Não custa repetir aos eventuais opositores do conceito utilizado nestes questionamentos: estou estendendo o elástico temporal, de forma pragmática, sem sofisticação malandra, tendo como ponto de partida o que expôs literalmente o candidato vencedor na campanha eleitoral, sobremodo nas redes sociais, e o que os moradores de maneira geral reúnem de informações sólidas sobre esses assuntos. 

Vou tentar ser mais enfático e objetivo: aos moradores ouvidos pelo Instituto ABC Dados, diante da expectativa do que observam no novo comando federal, os enunciados das principais teses desse mesmo governo, conforme consta da pesquisa, não poderiam jamais descolar-se do núcleo do discurso apresentado. 

Ou seja, apenas para citar um dos seis casos das teses: existe uma diferença abissal entre a seguinte pergunta (“Ensino de Assuntos políticos nas escolas”), e as respectivas alternativas de “concorda totalmente”, “concorda em parte”, “não concorda nem discorda”, “discorda totalmente” e “não soube responder”, e a versão que acabo de formular: “O senhor considera natural o uso da escola como palco à sexualização...”?

Não venham com tergiversações. Essa é a questão chave das questões apresentadas, com perdão da redundância: a campanha de Jair Bolsonaro expôs e dissecou os cinco pontos temáticos que constam superficialmente, e, portanto, com fundas imprecisões, do questionário do Instituto ABC Dados.  

Fosse feita a ligação direta entre a clareza de entendimento do eleitorado sobre esses pontos em outubro e a pesquisa de campo em janeiro, o resultado teria sido muito diferente do anunciado pelo ABC Dados. Jair Bolsonaro seria aprovado pelos moradores em consonância com a aprovação à expectativa de governo. 

Meus posicionamentos 

E para que não fiquem dúvidas sobre minhas opções nas questões abordadas, respondo sem pestanejar:

 O governo federal, os governos estaduais e os municípios devem privatizar tudo que seja possível e desenvolverem mecanismos-padrão de fiscalização pós-privatização. Pior que empresários sanguinolentos são os burocratas públicos ávidos por malandragens com o dinheiro dos outros.

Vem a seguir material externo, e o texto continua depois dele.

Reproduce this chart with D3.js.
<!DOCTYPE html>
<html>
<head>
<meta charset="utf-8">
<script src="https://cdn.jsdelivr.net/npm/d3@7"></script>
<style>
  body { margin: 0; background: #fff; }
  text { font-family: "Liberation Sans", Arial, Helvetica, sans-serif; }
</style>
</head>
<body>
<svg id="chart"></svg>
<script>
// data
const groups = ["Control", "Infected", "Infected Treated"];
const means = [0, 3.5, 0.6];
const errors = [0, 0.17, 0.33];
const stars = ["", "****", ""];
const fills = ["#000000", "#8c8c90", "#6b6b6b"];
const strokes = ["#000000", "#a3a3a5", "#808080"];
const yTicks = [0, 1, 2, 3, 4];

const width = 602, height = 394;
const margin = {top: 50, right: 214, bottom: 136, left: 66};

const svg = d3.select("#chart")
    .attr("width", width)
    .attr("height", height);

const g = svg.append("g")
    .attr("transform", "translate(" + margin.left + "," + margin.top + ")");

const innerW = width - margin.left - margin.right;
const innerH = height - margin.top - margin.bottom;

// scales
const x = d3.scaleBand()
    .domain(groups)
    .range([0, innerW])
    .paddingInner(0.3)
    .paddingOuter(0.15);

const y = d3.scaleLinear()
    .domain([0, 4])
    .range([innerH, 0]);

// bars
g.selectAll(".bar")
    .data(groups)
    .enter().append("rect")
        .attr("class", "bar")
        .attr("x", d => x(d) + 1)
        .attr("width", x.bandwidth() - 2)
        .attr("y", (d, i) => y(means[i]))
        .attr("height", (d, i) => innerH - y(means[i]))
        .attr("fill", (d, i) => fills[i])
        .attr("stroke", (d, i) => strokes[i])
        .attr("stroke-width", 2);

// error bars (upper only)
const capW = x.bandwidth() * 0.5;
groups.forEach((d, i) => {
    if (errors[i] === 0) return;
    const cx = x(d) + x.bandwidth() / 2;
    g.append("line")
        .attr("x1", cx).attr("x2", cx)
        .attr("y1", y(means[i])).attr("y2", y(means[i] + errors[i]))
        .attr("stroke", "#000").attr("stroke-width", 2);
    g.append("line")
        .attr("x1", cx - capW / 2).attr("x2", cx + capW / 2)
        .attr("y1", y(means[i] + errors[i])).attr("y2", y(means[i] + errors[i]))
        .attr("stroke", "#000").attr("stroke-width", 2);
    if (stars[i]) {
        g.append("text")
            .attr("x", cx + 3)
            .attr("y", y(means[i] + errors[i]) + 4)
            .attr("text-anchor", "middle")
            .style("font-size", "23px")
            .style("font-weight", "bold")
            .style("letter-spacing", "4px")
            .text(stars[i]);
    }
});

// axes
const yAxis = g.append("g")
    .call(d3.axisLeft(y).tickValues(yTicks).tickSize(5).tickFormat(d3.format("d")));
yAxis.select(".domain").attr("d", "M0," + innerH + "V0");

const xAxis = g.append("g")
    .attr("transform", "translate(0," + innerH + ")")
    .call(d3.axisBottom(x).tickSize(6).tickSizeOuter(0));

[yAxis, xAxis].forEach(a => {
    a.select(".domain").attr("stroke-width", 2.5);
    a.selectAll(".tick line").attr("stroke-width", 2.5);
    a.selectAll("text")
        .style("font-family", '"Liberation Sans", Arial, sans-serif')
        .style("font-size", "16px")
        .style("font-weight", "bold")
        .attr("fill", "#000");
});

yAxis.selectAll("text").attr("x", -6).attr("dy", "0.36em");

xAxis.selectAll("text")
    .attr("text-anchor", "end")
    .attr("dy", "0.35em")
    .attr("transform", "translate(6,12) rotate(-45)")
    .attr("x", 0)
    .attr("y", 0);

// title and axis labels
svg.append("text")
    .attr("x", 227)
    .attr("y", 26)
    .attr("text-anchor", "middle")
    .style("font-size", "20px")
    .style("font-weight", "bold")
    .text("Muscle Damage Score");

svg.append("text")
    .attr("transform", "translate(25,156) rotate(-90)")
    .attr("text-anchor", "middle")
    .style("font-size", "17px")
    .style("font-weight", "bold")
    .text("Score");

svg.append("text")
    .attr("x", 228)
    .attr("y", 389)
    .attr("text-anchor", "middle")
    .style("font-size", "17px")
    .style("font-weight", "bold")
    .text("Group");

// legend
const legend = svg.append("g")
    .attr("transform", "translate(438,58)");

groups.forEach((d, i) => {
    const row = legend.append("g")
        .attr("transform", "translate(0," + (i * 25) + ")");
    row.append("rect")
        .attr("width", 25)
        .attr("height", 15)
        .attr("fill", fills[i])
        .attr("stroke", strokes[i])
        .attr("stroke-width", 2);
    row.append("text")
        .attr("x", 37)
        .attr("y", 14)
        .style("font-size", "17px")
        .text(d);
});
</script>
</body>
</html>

 As leis trabalhistas da ditadura Vargas já não suportam os novos tempos em que a indústria digital passou a ser a queridinha do mercado de produção. A precarização do trabalho é um processo inescapável mesmo entre os bem-aventurados com-carteira, sobremodo em economias que insistem em permanecer na última fileira de competitividade.  

 O uso de arma em ambiente doméstico, seguindo-se preceitos de legalidade e destreza, é um risco semelhante ao de não poder contar com essa medida. A individualização da responsabilidade não fere direitos de terceiros, desde que terceiros não invadam a casa dos primeiros. 

 Andar livremente com arma legalizada é uma roubada. Jamais o farei porque posso dar de cara com bandidos em busca de pretexto para me eliminarem. Sem contar que meu temperamento latino pode estar num dia azedo.  

 Ensino sexual nas escolas que não sabem ensinar nem dentro dos padrões convencionais poderá se tornar um ramal de esculhambação geral da putaria institucionalizada. A estridência do interesseirismo tem evidente conteúdo ideológico, mesmo que não seja no grau de terrorismo destilado pelos conservadores mais conservadores.

 Ensino de assuntos políticos nas escolas majoritariamente dominadas por fósseis ideológicos à direita e à esquerda é um convite à estupidez com prazo de validade ininterrupto. Está na hora de buscar saídas para melhorar o ranking brasileiro em diferentes modalidades educacionais. Chega de analfabetos funcionais e de espertalhões político-ideológicos.